Now we see through a glass darkly

Now we see through a glass darkly
Helen Keller and her mother exemplified in the Miracle Worker

Saturday, December 22, 2012

Helen always comes with me to the children's concerts.

She is a delightful companion at these events where there are too many people and I get so very nervous in crowds. She points out the interesting things around, me that I would miss if she weren't with me. Last year she showed me how she dances to the African drums and I nearly fell off my chair with laughter, to imagine her dancing around me as she did. This year, she pointed out the flags on the ceiling, which I never would have noticed. She got right up on the stage with those children and danced to Santa Clause is coming to town. Last year she was comforting me, so she couldn't go up on the stage. This year she knows that I won't fall off the chair so easily, so she left me for a minute or two to enjoy the spotlight with the children. There were so many little people in the audience and she especially loves the chopsticks song. I don't know why she loves that song so much, she doesn't let me ask her too many questions, she just does. My son in the concert is my complete entertainment and I would miss all of the other enjoyments about me, had I not a friend who points these other things out.

Wednesday, November 21, 2012

Now We See as through a glass darkly---(The opening scene from the "Miracle Worker")

God's love expressed in this hymn spoke to my heart so well. Bless the Lord!

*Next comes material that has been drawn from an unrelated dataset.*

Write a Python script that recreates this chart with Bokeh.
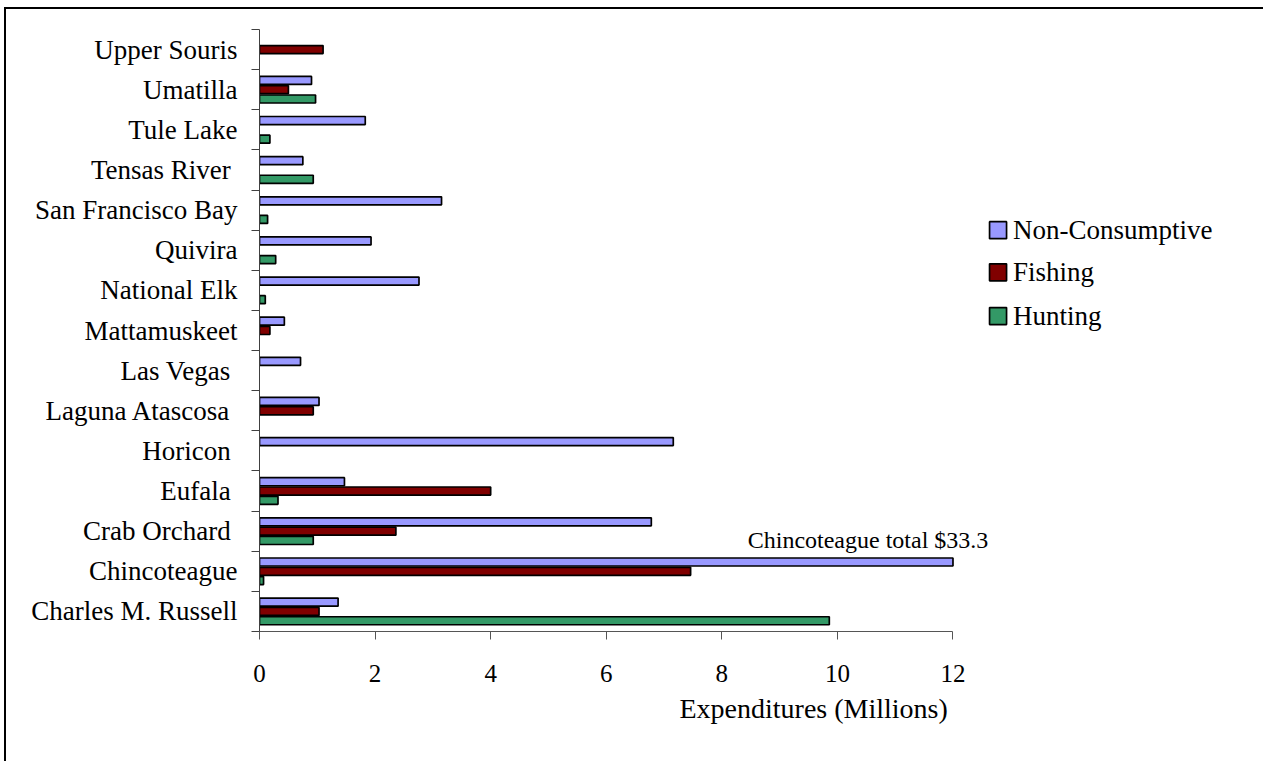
from bokeh.plotting import figure
from bokeh.models import Range1d, FixedTicker, Label, Title
from bokeh.embed import file_html
from bokeh.resources import INLINE
from bokeh.core.properties import value

# Refuges, bottom to top as they appear on the category axis
refuges = [
    "Charles M. Russell", "Chincoteague", "Crab Orchard ", "Eufala ", "Horicon ",
    "Laguna Atascosa ", "Las Vegas ", "Mattamuskeet", "National Elk", "Quivira",
    "San Francisco Bay", "Tensas River ", "Tule Lake", "Umatilla", "Upper Souris",
]

# Visitor expenditures, millions of dollars (0 = no expenditure reported)
non_consumptive = [1.36, 25.77, 6.78, 1.47, 7.16, 1.03, 0.71, 0.43, 2.76, 1.93, 3.15, 0.75, 1.83, 0.90, 0.0]
fishing = [1.03, 7.46, 2.36, 4.00, 0.0, 0.93, 0.0, 0.18, 0.0, 0.0, 0.0, 0.0, 0.0, 0.50, 1.10]
hunting = [9.86, 0.07, 0.93, 0.32, 0.0, 0.0, 0.0, 0.0, 0.10, 0.28, 0.14, 0.93, 0.18, 0.97, 0.0]

series_names = ["Non-Consumptive", "Fishing", "Hunting"]
series_colors = ["#9999FF", "#800000", "#339966"]

x_ticks = [0, 2, 4, 6, 8, 10, 12]
AXIS_MAX = 12
chincoteague_total = 33.3

FONT = "Liberation Serif"
PX_PER_UNIT = 57.79
FRAME_W = 1006

p = figure(
    width=1259, height=754,
    x_range=Range1d(0, FRAME_W / PX_PER_UNIT), y_range=Range1d(0, len(refuges)),
    output_backend="svg", toolbar_location=None,
    min_border_left=253, min_border_right=0, min_border_top=20, min_border_bottom=132,
)
p.margin = (7, 0, 0, 4)
p.styles = {"border-left": "2px solid #000000", "border-top": "2px solid #000000"}
p.grid.visible = False
p.outline_line_color = None
p.background_fill_color = "white"
p.border_fill_color = "white"

# value axis
xa = p.xaxis[0]
xa.ticker = FixedTicker(ticks=x_ticks)
xa.bounds = (0, AXIS_MAX)
xa.axis_line_color = "#555555"
xa.major_tick_line_color = "#555555"
xa.major_tick_out = 8
xa.major_tick_in = 0
xa.minor_tick_line_color = None
xa.major_label_text_font = FONT
xa.major_label_text_font_size = "25px"
xa.major_label_text_color = "black"
xa.major_label_standoff = 25

# value axis title, set under the right-hand part of the axis
p.add_layout(Title(text="Expenditures (Millions)", align="left", offset=420,
                   text_font=FONT, text_font_size="28px", text_font_style="normal",
                   text_color="black", standoff=12), "below")

# category axis: ticks between categories, names centred in each band
ya = p.yaxis[0]
centers = [i + 0.5 for i in range(len(refuges))]
ya.ticker = FixedTicker(ticks=centers, minor_ticks=list(range(len(refuges) + 1)))
ya.major_label_overrides = {c: name for c, name in zip(centers, refuges)}
ya.axis_line_color = "#404040"
ya.major_tick_line_color = None
ya.major_tick_out = 0
ya.major_tick_in = 0
ya.minor_tick_line_color = "#404040"
ya.minor_tick_out = 8
ya.minor_tick_in = 0
ya.major_label_text_font = FONT
ya.major_label_text_font_size = "27px"
ya.major_label_text_color = "black"
ya.major_label_standoff = 14

# clustered horizontal bars
BAR_H = 0.2
OFFSETS = [0.232, 0.0, -0.232]
for vals, color, off in zip([non_consumptive, fishing, hunting], series_colors, OFFSETS):
    ys = [c + off for c, v in zip(centers, vals) if v > 0]
    rights = [min(v, AXIS_MAX) for v in vals if v > 0]
    p.hbar(y=ys, left=0, right=rights, height=BAR_H,
           fill_color=color, line_color="black", line_width=1.7)

# legend
leg_y = [10.0, 8.95, 7.86]
p.scatter(x=[12.78] * 3, y=leg_y, marker="square", size=17,
          fill_color=series_colors, line_color="black", line_width=1.7)
p.text(x=[13.04] * 3, y=leg_y, text=series_names, text_font=value(FONT),
       text_font_size="27px", text_baseline="middle", text_align="left", text_color="black")

# note for the bar that runs past the axis maximum
p.add_layout(Label(x=10.53, y=2.29, text=f"Chincoteague total ${chincoteague_total}",
                   text_font=FONT, text_font_size="24px", text_align="center",
                   text_baseline="alphabetic", text_color="black"))

open("out.html", "w").write(file_html(p, INLINE))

Wednesday, October 31, 2012

Saturday, October 13, 2012

Sooner Than we could know!

The darkness of the storm was alarming. I wasn't ready for the emotions of the moment. I guess, I felt that fellowship with Helen was a right of this era of the church history. I hadn't learned Braille yet. I just enjoyed being able to see her perspective on the things around me. Then, the lightning struck. She was gone. In her place was a picture in the sky. It was a face with a half smile. Her face is on the glass at the bottom of heaven, looking for me, in my imagination. The smile was not a full smile. She said the smile in this time is going from frown to half smile. We can't ever know what great fellowship there is with those whose rest is won. But, just a taste, makes me hungry for Heaven. The oven rang and the lightning flashed and I knew that she was in empathy to my plight upon earth. I have sight, I have hearing and speech, which she had none, while she was on earth. It seemed that the lesson was that God weaves our expectations, even, into His paroucia. As though we are rowing to Christ's appearing and He is commanding the procession in the understanding of our wondrous expectation. It was very sudden, although completely expected. Do we expect Him? Do we pray and prepare? He could come, without our being ready, but His heart is for His church's preparation. For Her, He labors in intercession and advocacy and in direction of Heaven and Earth, which He is Lord of. The memories of my friend Helen, representing Grandma Monica at Ethan's concert and the other moments of intense fellowship were crescendoed in one lightning flash. Don't forget, Christ will come, just as quickly. Don't forget, you're not stupid, if you don't know Braille. And our faces kissed at the bottom of heaven. You keep your lips like this, not a full smile, until Christ appears. He is the payment for our salvation. She knew it and I knew it. So many questions unanswered. So many things we never said to eachother, but, friendship with Jesus uniting us.

Friday, October 12, 2012

Pared down the garden to a dull roar...

I was nurturing a mini rain forest instead of a garden. Where the okra and eggplant used to be, there were strawberries and watermelon plants put in. I got discouraged and left them to fallow. Yesterday, I got a bit of a wind toward the outside. I pulled out lots of grass and took inventory. There are still 5 strawberry plants out there and several watermelon growing sweetly. They may or may not get to be ripened, but I have seen them grow and am content with that. One is about 8 or 10 inches in circumference, I am so glad to see them, doing what they are doing. My grape plants went to seed and I planted those seeds to see if anything will come of those also. I plan to wrap up the weeds and continue my paring until the rain forest has become a garden again. :)

Thursday, August 30, 2012

Mother McCorkel and Father MacMurray prescribed a head of Boston Lettuce smothered in balsamic for my dispepsia.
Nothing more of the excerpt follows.